Assess readiness, OSS maturity framework

To create a better process, it’s important to assess where things stand today. Using a formal framework offers a specific method to rate the maturity of a program and guide the next steps to strengthen protection.  Levels can range from “reactive” to “enabled/automated” to “optimised,” with each bringing deeper protection strengths.

An assessment should include 3 key components:

– Vulnerability management—preventing security defects due to third-party component usage
– License management—managing open source license compliance and reducing the Obligation management—discovering commitments related to the use of OSS, based on associated licenses and company policies
– Component management—creating insight into how or what components are used to influence usage and product roadmap decisions

By examining what type of processes and structure are in place for these areas, a maturity ratings level can be assigned.

Identify your maturity level and actions needed

Whether a company is just getting started with OSS policy or has basic automation in place, assigning a maturity level helps IT and security team articulate where the company stands and its needs going forward.

Level 1: Reactive

It’s clear that OSS use is growing.  The need for a process and automation is emerging, but no infrastructure exists to assess and act on the risk.

Characteristics of a reactive level team include using a homegrown tool for certain high risk applications or simply asking developers to identify the OSS used for key projects. Signs are appearing that a formal team should be considered to determine and implement policy. There is little process or automation in place to monitor OSS components or uncover vulnerabilities.

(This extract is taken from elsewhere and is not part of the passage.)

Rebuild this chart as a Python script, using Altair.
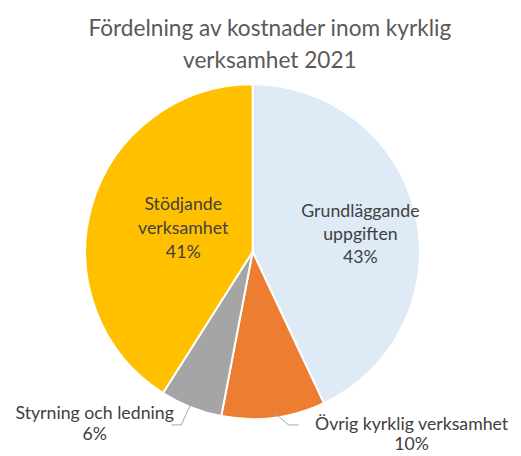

To move to the next level, the best starting point is educating the company on the risks and the benefits of a repeatable, automated process.  It’s time to create a team of people responsible for managing OSS use.  There may be concerns about a program slowing down getting product out the door, so it’s also important to discuss how technology streamlines the structure.

Level 2: Enabled

The beginnings of a formal process are in place.  Awareness of the need has increased and initial metrics for security and compliance exist.

Companies at this level likely scan some applications with a commercial code scan tool for vulnerable code once or more before product launch.  Developers are asked to identify OSS use and a bill-of-materials can be created but it’s not complete.  OSS risk is considered in project plans but there’s no consistent evaluation of risk.  The IT and security teams can perform limited scans and some vulnerabilities can be remediated if an incident occurs.

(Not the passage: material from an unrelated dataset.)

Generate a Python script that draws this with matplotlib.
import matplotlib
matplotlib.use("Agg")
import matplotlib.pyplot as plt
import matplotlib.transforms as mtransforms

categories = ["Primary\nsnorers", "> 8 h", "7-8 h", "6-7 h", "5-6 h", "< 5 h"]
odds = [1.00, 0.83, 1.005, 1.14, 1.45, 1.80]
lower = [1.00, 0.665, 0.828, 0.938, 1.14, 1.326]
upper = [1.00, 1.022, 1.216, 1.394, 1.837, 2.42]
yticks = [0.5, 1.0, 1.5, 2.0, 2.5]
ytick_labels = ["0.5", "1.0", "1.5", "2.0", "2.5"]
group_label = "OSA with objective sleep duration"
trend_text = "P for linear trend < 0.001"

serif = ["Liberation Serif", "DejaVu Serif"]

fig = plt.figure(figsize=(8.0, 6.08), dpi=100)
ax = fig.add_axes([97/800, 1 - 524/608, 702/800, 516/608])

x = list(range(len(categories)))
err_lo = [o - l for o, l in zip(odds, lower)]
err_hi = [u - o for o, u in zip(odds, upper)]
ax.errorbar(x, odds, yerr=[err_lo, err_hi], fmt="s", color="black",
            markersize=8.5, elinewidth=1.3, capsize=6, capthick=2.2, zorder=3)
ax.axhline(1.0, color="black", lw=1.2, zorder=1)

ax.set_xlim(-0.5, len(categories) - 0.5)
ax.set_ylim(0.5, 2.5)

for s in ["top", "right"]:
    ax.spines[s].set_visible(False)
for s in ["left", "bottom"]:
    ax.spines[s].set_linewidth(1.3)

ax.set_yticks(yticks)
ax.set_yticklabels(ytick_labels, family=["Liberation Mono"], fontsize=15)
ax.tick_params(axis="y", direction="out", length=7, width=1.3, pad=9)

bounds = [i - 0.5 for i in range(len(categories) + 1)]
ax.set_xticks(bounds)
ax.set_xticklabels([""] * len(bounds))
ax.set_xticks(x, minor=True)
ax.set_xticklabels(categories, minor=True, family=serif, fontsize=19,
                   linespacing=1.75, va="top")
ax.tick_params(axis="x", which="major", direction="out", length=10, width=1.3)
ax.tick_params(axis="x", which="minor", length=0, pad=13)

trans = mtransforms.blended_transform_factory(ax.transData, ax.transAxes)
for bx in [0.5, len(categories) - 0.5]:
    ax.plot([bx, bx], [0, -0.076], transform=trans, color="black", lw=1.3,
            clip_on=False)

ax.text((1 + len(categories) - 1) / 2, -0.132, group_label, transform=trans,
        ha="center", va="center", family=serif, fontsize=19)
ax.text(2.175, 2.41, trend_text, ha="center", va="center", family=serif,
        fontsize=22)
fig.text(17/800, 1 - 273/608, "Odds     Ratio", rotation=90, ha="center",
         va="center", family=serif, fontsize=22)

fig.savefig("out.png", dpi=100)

The next level can be achieved by documenting processes and controls that create consistency for engineering actions and priorities.  Processes should be automated to avoid delays in shipping products.  Greater governance automation’s put in place and management begins to receive regular reports on OSS risk.

Level 3: Automated

Organisations use automation for high-level scanning of applications, but also deep scanning for “hidden” uses.  The development process includes OSS monitoring. When product updates need to be released, there’s no rush for security-related patches. Remediation of issues and component selection becomes easy.

Automation brings value for companies at this level through the use of a commercial scan platform to scan code early in the software development lifecycle. Automated, high-level scans automatically occur across the board, but it’s become apparent that package level analysis may not be enough. Tools are being explored to uncover more visibility into dependencies, subcomponents and commercial code without significantly increasing people and cost. Continuous monitoring occurs, and a formal open source review board manages and educates on policy. Engineering teams easily prioritise reported issues and respond quickly to alerts. A strong communications plan kicks into gear for identified vulnerabilities and the team is equipped to remediate vulnerabilities, although limited by the depth of scans.

Achieving the next level focuses on two areas: consistency and adding deep level scans. Through documentation, processes and controls, emphasis should be on reinforcing engineering actions to continuously monitor, prioritise and remediate issues.  It’s also time for deeper level scans, including code from suppliers and partners.  A system should be set up to ship products with third-party disclosures.

Level 4: Optimised

The optimal level of protection and management includes a powerful combination of infrastructure, automation and education. The company operates with the understanding that some projects have more risk exposure than others and must receive a deeper analysis. Partners and suppliers are now part of the process with strong checks and balances for security and compliance.

Success at the optimised level means the protection’s in place to empower rapid and safe adoption of OSS.  Visibility exists as well as a consistent feedback loop on any exposure. Monitoring’s automated at a high level and at a breadth & depth that protects the company from “hidden” vulnerabilities. That visibility extends to code received from partners or vendors.  The security and IT teams now have enterprise-wide planning insights to build a proactive, robust protection strategy.

While most companies may not perfectly fit into a maturity level, using a framework offers a way to set a baseline of current infrastructure and defining the best next steps to strengthen OSS vulnerability prevention.  It’s a great way to answer—are we ready?